### Problem to work on
Reproduce the listing below exactly, minus its pictures.

▼

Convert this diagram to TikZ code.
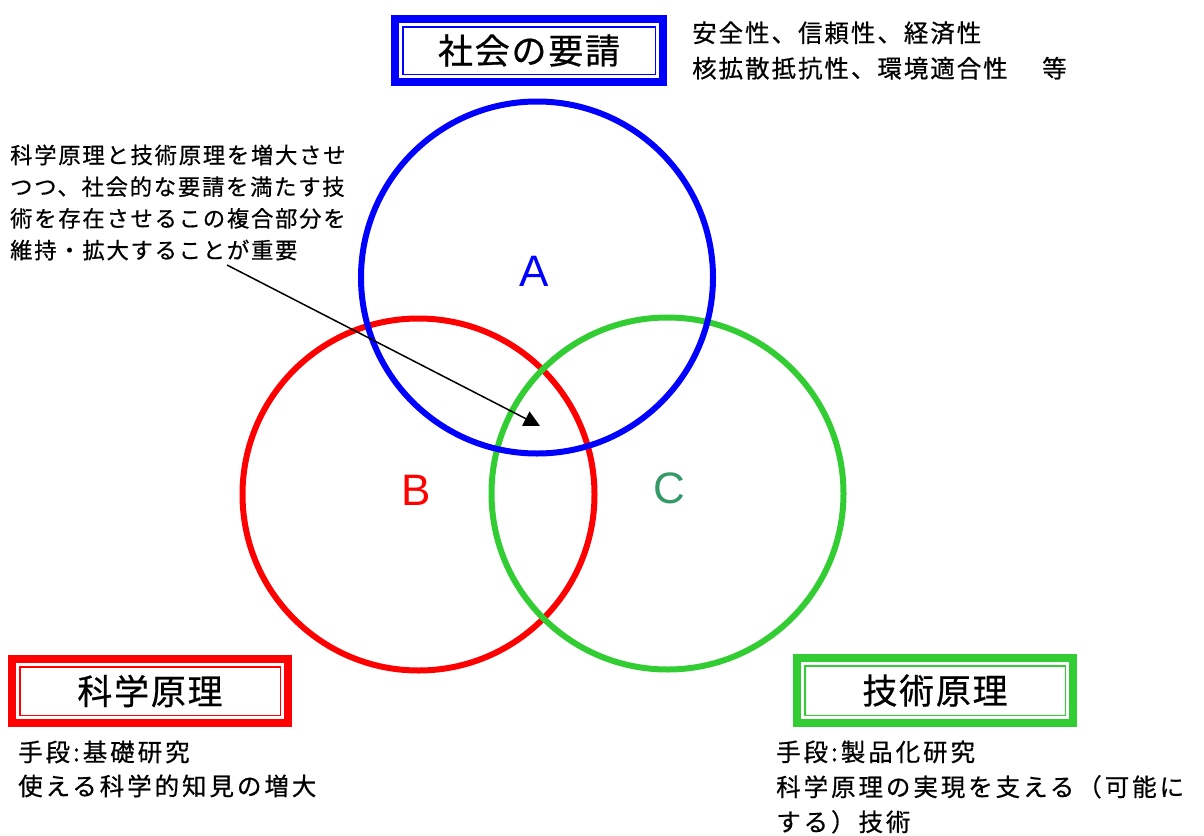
\documentclass[tikz,border=0pt]{standalone}
\usepackage{fontspec}
\setmainfont{Liberation Sans}
\newfontfamily\jp{Noto Sans CJK JP}[LetterSpace=8,FakeBold=0.6]
\newfontfamily\jpw{Noto Sans CJK JP}[LetterSpace=12,FakeBold=0.6]
\newfontfamily\jpb{Noto Sans CJK JP}[LetterSpace=5,FakeBold=0.6]
\usetikzlibrary{arrows.meta}
\definecolor{cblue}{RGB}{0,0,255}
\definecolor{cred}{RGB}{255,0,0}
\definecolor{cgreen}{RGB}{50,205,50}
\definecolor{cteal}{RGB}{51,153,102}
\begin{document}
\begin{tikzpicture}[x=1pt,y=-1pt,
  venn/.style={circle, draw, line width=6pt, minimum size=352pt, inner sep=0pt},
  titlebox/.style={line width=8pt, fill=white, minimum width=276pt, minimum height=64pt, inner sep=0pt, font=\jpb\fontsize{35}{40}\selectfont},
  innerline/.style={line width=1.8pt},
  letter/.style={inner sep=0pt, font=\fontsize{44}{50}\selectfont},
  note/.style={align=left, anchor=west, inner sep=0pt},
]
\useasboundingbox (0,0) rectangle (1204,835);
% circles
\node[venn, cred] (cB) at (418.5,494.5) {};
\node[venn, cgreen] (cC) at (667.5,493.5) {};
\node[venn, cblue] (cA) at (537,277.5) {};
% letters
\node[letter, text=cblue] (lA) at (534,271) {A};
\node[letter, text=cred] (lB) at (416,490) {B};
\node[letter, text=cteal] (lC) at (669,488) {C};
% title boxes
\node[titlebox, draw=cblue, minimum width=268pt, minimum height=63pt] (soc) at (529,50.5) {社会の要請};
\draw[innerline, cblue] ([xshift=11.6pt,yshift=-11.6pt]soc.north west) rectangle ([xshift=-11.6pt,yshift=11.6pt]soc.south east);
\node[titlebox, draw=cred] (sci) at (150,691) {科学原理};
\draw[innerline, cred] ([xshift=11.6pt,yshift=-11.6pt]sci.north west) rectangle ([xshift=-11.6pt,yshift=11.6pt]sci.south east);
\node[titlebox, draw=cgreen, minimum height=65pt] (tec) at (935,690.5) {技術原理};
\draw[innerline, cgreen] ([xshift=11.6pt,yshift=-11.6pt]tec.north west) rectangle ([xshift=-11.6pt,yshift=11.6pt]tec.south east);
% notes
\node[note, font=\jp\fontsize{24.5}{35.5}\selectfont] (req) at (692,50.5) {安全性、信頼性、経済性\\核拡散抵抗性、環境適合性　\hspace{8pt}等};
\node[note, font=\jp\fontsize{22.3}{31.7}\selectfont] (ann) at (10,202.5) {科学原理と技術原理を増大させ\\つつ、社会的な要請を満たす技\\術を存在させるこの複合部分を\\維持・拡大することが重要};
\node[note, font=\jpw\fontsize{24.5}{34}\selectfont] (scin) at (18,769) {手段:基礎研究\\使える科学的知見の増大};
\node[note, font=\jpw\fontsize{24.5}{35}\selectfont] (tecn) at (776,787) {手段:製品化研究\\科学原理の実現を支える（可能に\\する）技術};
% arrow
\coordinate (as) at (227,265);
\coordinate (ae) at (540,426);
\draw[line width=1.5pt, -{Triangle[length=16pt,width=16pt]}] (as) -- (ae);
\end{tikzpicture}
\end{document}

▲

### Complete answer
Convert this diagram to TikZ code.
\documentclass[tikz,border=0pt]{standalone}
\usepackage{fontspec}
\setmainfont{Liberation Sans}
\newfontfamily\jp{Noto Sans CJK JP}[LetterSpace=8,FakeBold=0.6]
\newfontfamily\jpw{Noto Sans CJK JP}[LetterSpace=12,FakeBold=0.6]
\newfontfamily\jpb{Noto Sans CJK JP}[LetterSpace=5,FakeBold=0.6]
\usetikzlibrary{arrows.meta}
\definecolor{cblue}{RGB}{0,0,255}
\definecolor{cred}{RGB}{255,0,0}
\definecolor{cgreen}{RGB}{50,205,50}
\definecolor{cteal}{RGB}{51,153,102}
\begin{document}
\begin{tikzpicture}[x=1pt,y=-1pt,
  venn/.style={circle, draw, line width=6pt, minimum size=352pt, inner sep=0pt},
  titlebox/.style={line width=8pt, fill=white, minimum width=276pt, minimum height=64pt, inner sep=0pt, font=\jpb\fontsize{35}{40}\selectfont},
  innerline/.style={line width=1.8pt},
  letter/.style={inner sep=0pt, font=\fontsize{44}{50}\selectfont},
  note/.style={align=left, anchor=west, inner sep=0pt},
]
\useasboundingbox (0,0) rectangle (1204,835);
% circles
\node[venn, cred] (cB) at (418.5,494.5) {};
\node[venn, cgreen] (cC) at (667.5,493.5) {};
\node[venn, cblue] (cA) at (537,277.5) {};
% letters
\node[letter, text=cblue] (lA) at (534,271) {A};
\node[letter, text=cred] (lB) at (416,490) {B};
\node[letter, text=cteal] (lC) at (669,488) {C};
% title boxes
\node[titlebox, draw=cblue, minimum width=268pt, minimum height=63pt] (soc) at (529,50.5) {社会の要請};
\draw[innerline, cblue] ([xshift=11.6pt,yshift=-11.6pt]soc.north west) rectangle ([xshift=-11.6pt,yshift=11.6pt]soc.south east);
\node[titlebox, draw=cred] (sci) at (150,691) {科学原理};
\draw[innerline, cred] ([xshift=11.6pt,yshift=-11.6pt]sci.north west) rectangle ([xshift=-11.6pt,yshift=11.6pt]sci.south east);
\node[titlebox, draw=cgreen, minimum height=65pt] (tec) at (935,690.5) {技術原理};
\draw[innerline, cgreen] ([xshift=11.6pt,yshift=-11.6pt]tec.north west) rectangle ([xshift=-11.6pt,yshift=11.6pt]tec.south east);
% notes
\node[note, font=\jp\fontsize{24.5}{35.5}\selectfont] (req) at (692,50.5) {安全性、信頼性、経済性\\核拡散抵抗性、環境適合性　\hspace{8pt}等};
\node[note, font=\jp\fontsize{22.3}{31.7}\selectfont] (ann) at (10,202.5) {科学原理と技術原理を増大させ\\つつ、社会的な要請を満たす技\\術を存在させるこの複合部分を\\維持・拡大することが重要};
\node[note, font=\jpw\fontsize{24.5}{34}\selectfont] (scin) at (18,769) {手段:基礎研究\\使える科学的知見の増大};
\node[note, font=\jpw\fontsize{24.5}{35}\selectfont] (tecn) at (776,787) {手段:製品化研究\\科学原理の実現を支える（可能に\\する）技術};
% arrow
\coordinate (as) at (227,265);
\coordinate (ae) at (540,426);
\draw[line width=1.5pt, -{Triangle[length=16pt,width=16pt]}] (as) -- (ae);
\end{tikzpicture}
\end{document}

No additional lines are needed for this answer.